Bob Packwood was disgraced, of course, by his bizarre harassment of women on his Senate staff and visiting lobbyists, but the personal diary that corroborated many of the allegations against him also revealed the corrupting influence of large campaign contributions on a Washington insider.

This is the kind of mud that splatters anyone around, and the political embarrassment of being so sullied probably has much to do with the fact that tough, bipartisan legislation to reform the system has been introduced in the Senate for the first time in more than a decade.

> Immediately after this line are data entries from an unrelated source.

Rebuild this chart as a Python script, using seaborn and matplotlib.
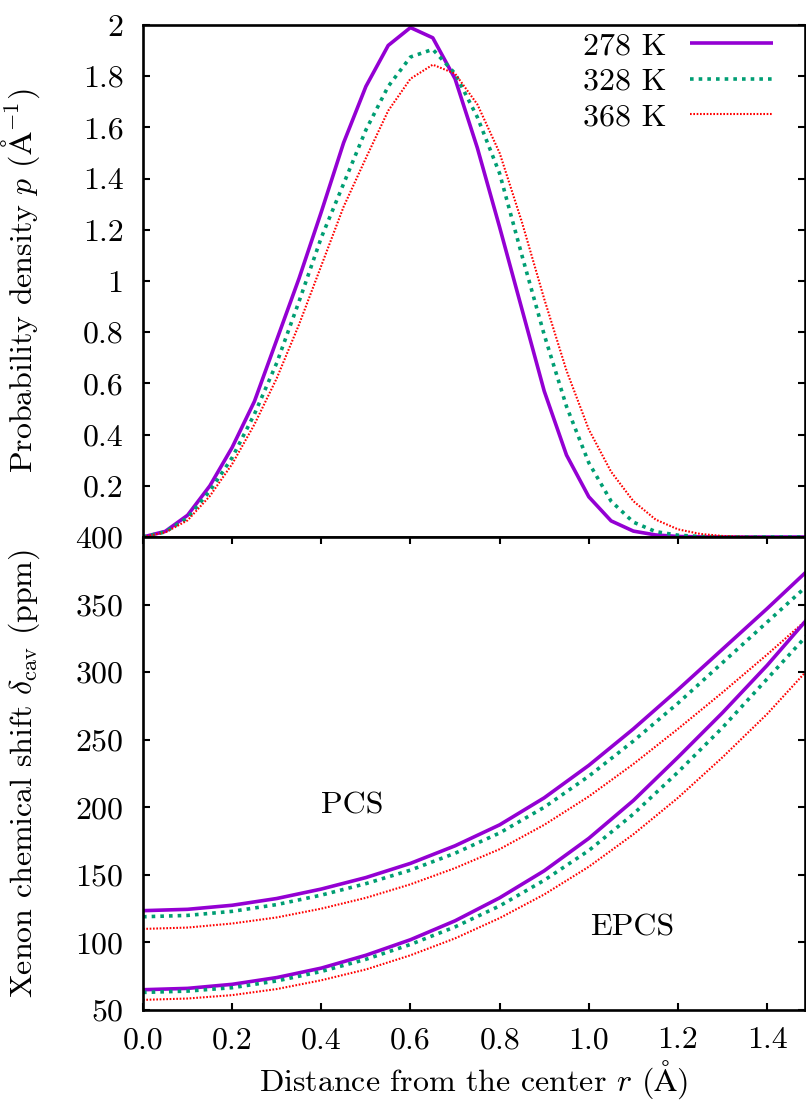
import numpy as np
import pandas as pd
import matplotlib
matplotlib.use("Agg")
import matplotlib.pyplot as plt
from matplotlib.ticker import FixedLocator, FuncFormatter
import seaborn as sns

# ---- data -------------------------------------------------------------
temperatures = ["278 K", "328 K", "368 K"]

# radial probability density p(r), sampled every 0.05 Å
r_density = [0.00, 0.05, 0.10, 0.15, 0.20, 0.25, 0.30, 0.35, 0.40, 0.45,
             0.50, 0.55, 0.60, 0.65, 0.70, 0.75, 0.80, 0.85, 0.90, 0.95,
             1.00, 1.05, 1.10, 1.15, 1.20, 1.25, 1.30, 1.35, 1.40, 1.45, 1.50]
p_278 = [0, 0.022, 0.085, 0.20, 0.35, 0.53, 0.77, 1.01, 1.27, 1.54,
         1.76, 1.92, 1.99, 1.95, 1.79, 1.52, 1.21, 0.89, 0.57, 0.32,
         0.157, 0.063, 0.023, 0.008, 0.002, 0.0005, 0, 0, 0, 0, 0]
p_328 = [0, 0.020, 0.075, 0.18, 0.31, 0.48, 0.68, 0.92, 1.17, 1.38,
         1.59, 1.76, 1.875, 1.905, 1.81, 1.64, 1.42, 1.10, 0.79, 0.51,
         0.29, 0.14, 0.058, 0.021, 0.007, 0.002, 0.0005, 0, 0, 0, 0]
p_368 = [0, 0.018, 0.065, 0.16, 0.285, 0.44, 0.62, 0.83, 1.06, 1.29,
         1.48, 1.665, 1.79, 1.845, 1.81, 1.69, 1.50, 1.23, 0.93, 0.65,
         0.42, 0.255, 0.14, 0.068, 0.030, 0.012, 0.004, 0.001, 0, 0, 0]

# xenon chemical shift (ppm) versus distance, every 0.1 Å
r_shift = [0.0, 0.1, 0.2, 0.3, 0.4, 0.5, 0.6, 0.7, 0.8, 0.9,
           1.0, 1.1, 1.2, 1.3, 1.4, 1.5]
pcs_278 = [123.5, 124.5, 127.5, 132.5, 139.5, 148, 158.5, 171.5, 187, 207,
           231, 258, 287, 317, 347, 378]
pcs_328 = [119, 120, 123, 128, 135, 143.5, 153.5, 166, 181, 200,
           223, 249, 277, 307, 337, 367]
pcs_368 = [110, 111, 114, 118.5, 125, 133, 143, 155, 169, 187,
           208, 232, 258, 285, 313, 342]
epcs_278 = [65, 66, 69, 74, 81, 90.5, 102, 116, 133, 153,
            177, 205, 237, 270, 305, 343]
epcs_328 = [63, 64, 66.5, 71.5, 78.5, 87.5, 98.5, 111.5, 127, 146,
            168, 195, 226, 259, 295, 331]
epcs_368 = [57.5, 58.5, 61, 65.5, 72, 80, 90.5, 103, 118, 135.5,
            156, 180, 207, 237, 269, 305]

# ---- styling ----------------------------------------------------------
FS = 23
sns.set_theme(style="ticks")
plt.rcParams.update({
    "font.family": ["cmr10", "STIXGeneral", "DejaVu Serif"],
    "mathtext.fontset": "cm",
    "axes.formatter.use_mathtext": True,
    "font.size": FS,
    "axes.labelsize": FS,
    "xtick.labelsize": FS,
    "ytick.labelsize": FS,
    "axes.linewidth": 1.9,
    "axes.edgecolor": "black",
    "xtick.color": "black",
    "ytick.color": "black",
    "text.color": "black",
    "axes.labelcolor": "black",
})

styles = {
    "278 K": dict(color="#9400D3", lw=2.6, ls="-"),
    "328 K": dict(color="#009E73", lw=2.6, ls=(0, (1.0, 1.4))),
    "368 K": dict(color="#FF0000", lw=1.5, ls=(0, (0.8, 0.8))),
}

density = pd.DataFrame({"r": r_density, "278 K": p_278,
                        "328 K": p_328, "368 K": p_368})
pcs = pd.DataFrame({"r": r_shift, "278 K": pcs_278,
                    "328 K": pcs_328, "368 K": pcs_368})
epcs = pd.DataFrame({"r": r_shift, "278 K": epcs_278,
                     "328 K": epcs_328, "368 K": epcs_368})

W, H = 806, 1104
fig = plt.figure(figsize=(W / 100, H / 100), dpi=100)
left, right = 143 / W, 805 / W
ax_top = fig.add_axes([left, 1 - 537 / H, right - left, (537 - 25) / H])
ax_bot = fig.add_axes([left, 1 - 1010 / H, right - left, (1010 - 537) / H])

xmax = 1.485

# ---- top: probability density -----------------------------------------
for t in temperatures:
    st = styles[t]
    sns.lineplot(data=density, x="r", y=t, ax=ax_top, color=st["color"],
                 linewidth=st["lw"], linestyle=st["ls"], label=t,
                 solid_capstyle="butt", dash_capstyle="butt")

ax_top.set_xlim(0, xmax)
ax_top.set_ylim(0, 2)
ax_top.yaxis.set_major_locator(FixedLocator(np.arange(0.2, 2.01, 0.2)))
ax_top.yaxis.set_major_formatter(FuncFormatter(lambda v, _: f"{v:g}"))
ax_top.set_xticks([])
ax_top.set_xlabel("")
ax_top.set_ylabel(r"Probability density $p$ ($\mathrm{\AA}^{-1}$)")
ax_top.tick_params(axis="y", direction="in", length=5, width=1.5,
                   left=True, right=True, pad=14)

leg = ax_top.legend(loc="upper right", bbox_to_anchor=(0.952, 0.986),
                    frameon=False, markerfirst=False,
                    handlelength=2.6, handletextpad=0.75,
                    labelspacing=0.22, borderaxespad=0.0, borderpad=0.0,
                    fontsize=FS)

# ---- bottom: chemical shifts ------------------------------------------
for frame in (pcs, epcs):
    for t in temperatures:
        st = styles[t]
        sns.lineplot(data=frame, x="r", y=t, ax=ax_bot, color=st["color"],
                     linewidth=st["lw"], linestyle=st["ls"],
                     solid_capstyle="butt", dash_capstyle="butt")

ax_bot.set_xlim(0, xmax)
ax_bot.set_ylim(50, 400)
ax_bot.yaxis.set_major_locator(FixedLocator(np.arange(50, 401, 50)))
ax_bot.xaxis.set_major_locator(FixedLocator(np.arange(0, 1.41, 0.2)))
ax_bot.xaxis.set_major_formatter(FuncFormatter(lambda v, _: f"{v:.1f}"))
ax_bot.set_xlabel(r"Distance from the center $r$ ($\mathrm{\AA}$)",
                  labelpad=3)
ax_bot.set_ylabel(r"Xenon chemical shift $\delta_{\mathrm{cav}}$ (ppm)")
ax_bot.tick_params(axis="both", direction="in", length=5, width=1.5,
                   left=True, right=True, top=True, bottom=True)
ax_bot.tick_params(axis="y", pad=14)
ax_bot.tick_params(axis="x", pad=12)
if ax_bot.get_legend() is not None:
    ax_bot.get_legend().remove()

ax_bot.text(0.47, 201, "PCS", ha="center", va="center", fontsize=FS)
ax_bot.text(1.097, 111, "EPCS", ha="center", va="center", fontsize=FS)

for ax in (ax_top, ax_bot):
    for s in ax.spines.values():
        s.set_visible(True)
        s.set_linewidth(1.9)

ax_top.yaxis.set_label_coords(-0.153, 0.5)
ax_bot.yaxis.set_label_coords(-0.153, 0.5)

fig.savefig("out.png", dpi=100)
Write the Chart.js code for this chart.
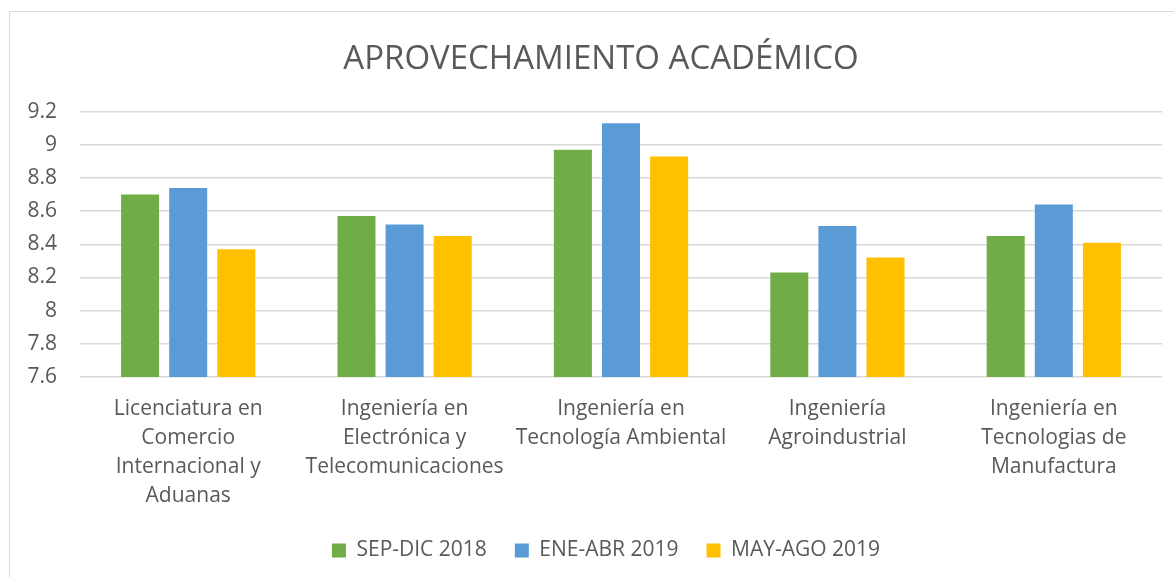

A bill introduced by Sen. John McCain, R-Ariz., and Russell Feingold, D-Wis., would establish voluntary spending limits for Senate candidates, provide free television time for those who abide by the limits, ban special-interest political-action committees, and close the loophole in the current campaign-finance law that allows national political parties to launder money for state parties and candidates, avoiding federal regulations on the size and source of political contributions.

Some of the details will need to be changed. The outright ban on PAC contributions, for example, may well be ruled unconstitutional. The bill's sponsors have conceded as much, offering a more reasonable fallback provision: a limit on total PAC contributions to any candidate of no more than 20 percent of the state spending limit, and on individual PAC donations of $1,000 per election (for a total of $2,000 for a primary and general election).

State spending limits would depend on each state's voting-age population, and range from $950,000 in smaller states to $5.5 million. These are still huge sums, but considerably less than the $26.4 million spent in Virginia's Robb-North campaign last year.

The Senate already has passed a resolution to act on campaign finance reform by the end of this Congress. Whatever its details, with reform legislation expected to be introduced soon in the House, perhaps lawmakers finally will bow to the wishes of the 87 percent of Americans who say they want to limit what's spent to get elected.